▶ [DESCRIPTION OF THE TASK]: Without including the pictures, copy out every line below.
— BEGIN MATERIAL PROVIDED —
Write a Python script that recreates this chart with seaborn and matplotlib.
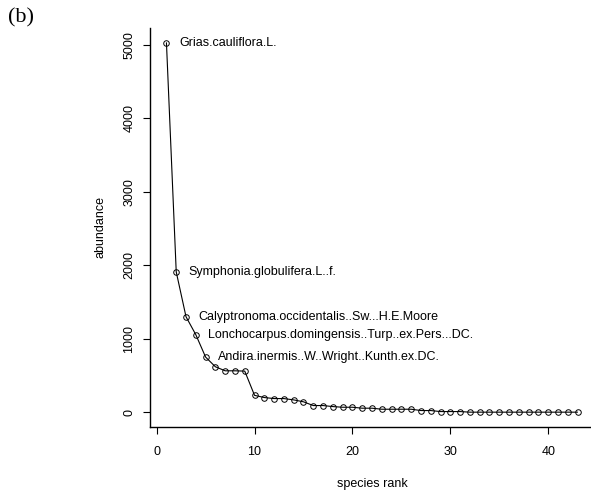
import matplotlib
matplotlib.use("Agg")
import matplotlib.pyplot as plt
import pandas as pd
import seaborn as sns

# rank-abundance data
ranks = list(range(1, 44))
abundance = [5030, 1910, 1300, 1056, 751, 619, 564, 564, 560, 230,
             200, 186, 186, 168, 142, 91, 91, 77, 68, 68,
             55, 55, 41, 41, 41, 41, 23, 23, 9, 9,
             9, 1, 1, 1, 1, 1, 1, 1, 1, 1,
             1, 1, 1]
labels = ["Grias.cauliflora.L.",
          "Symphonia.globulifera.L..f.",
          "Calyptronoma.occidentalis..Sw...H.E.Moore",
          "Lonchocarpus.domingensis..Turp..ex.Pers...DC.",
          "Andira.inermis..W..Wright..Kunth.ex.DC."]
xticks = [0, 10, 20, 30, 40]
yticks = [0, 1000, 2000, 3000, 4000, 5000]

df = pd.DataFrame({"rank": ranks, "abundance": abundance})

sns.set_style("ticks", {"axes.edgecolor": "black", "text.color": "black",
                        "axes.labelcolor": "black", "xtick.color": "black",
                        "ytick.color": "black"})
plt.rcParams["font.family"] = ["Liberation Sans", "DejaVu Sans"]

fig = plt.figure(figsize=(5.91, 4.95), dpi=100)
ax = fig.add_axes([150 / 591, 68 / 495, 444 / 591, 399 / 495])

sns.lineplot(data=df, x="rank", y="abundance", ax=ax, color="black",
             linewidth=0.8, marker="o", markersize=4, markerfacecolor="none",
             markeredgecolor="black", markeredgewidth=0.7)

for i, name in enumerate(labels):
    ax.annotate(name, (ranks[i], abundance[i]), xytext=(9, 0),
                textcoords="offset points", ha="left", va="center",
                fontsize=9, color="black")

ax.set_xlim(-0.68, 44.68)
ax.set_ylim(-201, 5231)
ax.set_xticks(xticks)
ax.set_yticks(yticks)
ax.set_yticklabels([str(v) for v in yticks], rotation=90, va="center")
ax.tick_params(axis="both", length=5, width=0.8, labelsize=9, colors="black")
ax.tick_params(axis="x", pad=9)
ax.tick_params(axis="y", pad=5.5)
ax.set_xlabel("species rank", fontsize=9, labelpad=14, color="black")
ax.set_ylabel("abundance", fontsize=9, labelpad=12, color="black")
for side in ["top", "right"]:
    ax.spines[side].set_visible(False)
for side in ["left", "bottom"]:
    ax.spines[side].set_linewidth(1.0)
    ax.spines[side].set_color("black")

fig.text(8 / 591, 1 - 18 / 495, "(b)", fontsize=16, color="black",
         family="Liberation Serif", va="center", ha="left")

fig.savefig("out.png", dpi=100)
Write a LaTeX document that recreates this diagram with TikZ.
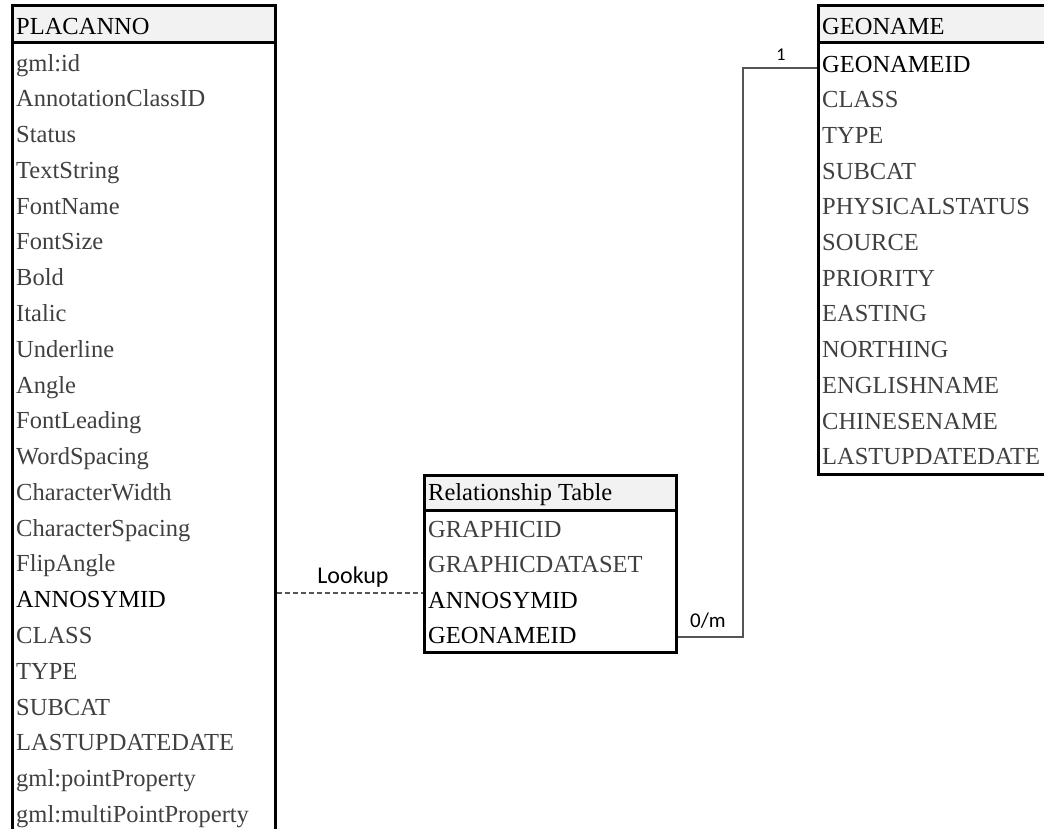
— END MATERIAL PROVIDED —
▶ [COMPLETE ANSWER]:
Write a Python script that recreates this chart with seaborn and matplotlib.
import matplotlib
matplotlib.use("Agg")
import matplotlib.pyplot as plt
import pandas as pd
import seaborn as sns

# rank-abundance data
ranks = list(range(1, 44))
abundance = [5030, 1910, 1300, 1056, 751, 619, 564, 564, 560, 230,
             200, 186, 186, 168, 142, 91, 91, 77, 68, 68,
             55, 55, 41, 41, 41, 41, 23, 23, 9, 9,
             9, 1, 1, 1, 1, 1, 1, 1, 1, 1,
             1, 1, 1]
labels = ["Grias.cauliflora.L.",
          "Symphonia.globulifera.L..f.",
          "Calyptronoma.occidentalis..Sw...H.E.Moore",
          "Lonchocarpus.domingensis..Turp..ex.Pers...DC.",
          "Andira.inermis..W..Wright..Kunth.ex.DC."]
xticks = [0, 10, 20, 30, 40]
yticks = [0, 1000, 2000, 3000, 4000, 5000]

df = pd.DataFrame({"rank": ranks, "abundance": abundance})

sns.set_style("ticks", {"axes.edgecolor": "black", "text.color": "black",
                        "axes.labelcolor": "black", "xtick.color": "black",
                        "ytick.color": "black"})
plt.rcParams["font.family"] = ["Liberation Sans", "DejaVu Sans"]

fig = plt.figure(figsize=(5.91, 4.95), dpi=100)
ax = fig.add_axes([150 / 591, 68 / 495, 444 / 591, 399 / 495])

sns.lineplot(data=df, x="rank", y="abundance", ax=ax, color="black",
             linewidth=0.8, marker="o", markersize=4, markerfacecolor="none",
             markeredgecolor="black", markeredgewidth=0.7)

for i, name in enumerate(labels):
    ax.annotate(name, (ranks[i], abundance[i]), xytext=(9, 0),
                textcoords="offset points", ha="left", va="center",
                fontsize=9, color="black")

ax.set_xlim(-0.68, 44.68)
ax.set_ylim(-201, 5231)
ax.set_xticks(xticks)
ax.set_yticks(yticks)
ax.set_yticklabels([str(v) for v in yticks], rotation=90, va="center")
ax.tick_params(axis="both", length=5, width=0.8, labelsize=9, colors="black")
ax.tick_params(axis="x", pad=9)
ax.tick_params(axis="y", pad=5.5)
ax.set_xlabel("species rank", fontsize=9, labelpad=14, color="black")
ax.set_ylabel("abundance", fontsize=9, labelpad=12, color="black")
for side in ["top", "right"]:
    ax.spines[side].set_visible(False)
for side in ["left", "bottom"]:
    ax.spines[side].set_linewidth(1.0)
    ax.spines[side].set_color("black")

fig.text(8 / 591, 1 - 18 / 495, "(b)", fontsize=16, color="black",
         family="Liberation Serif", va="center", ha="left")

fig.savefig("out.png", dpi=100)
Write a LaTeX document that recreates this diagram with TikZ.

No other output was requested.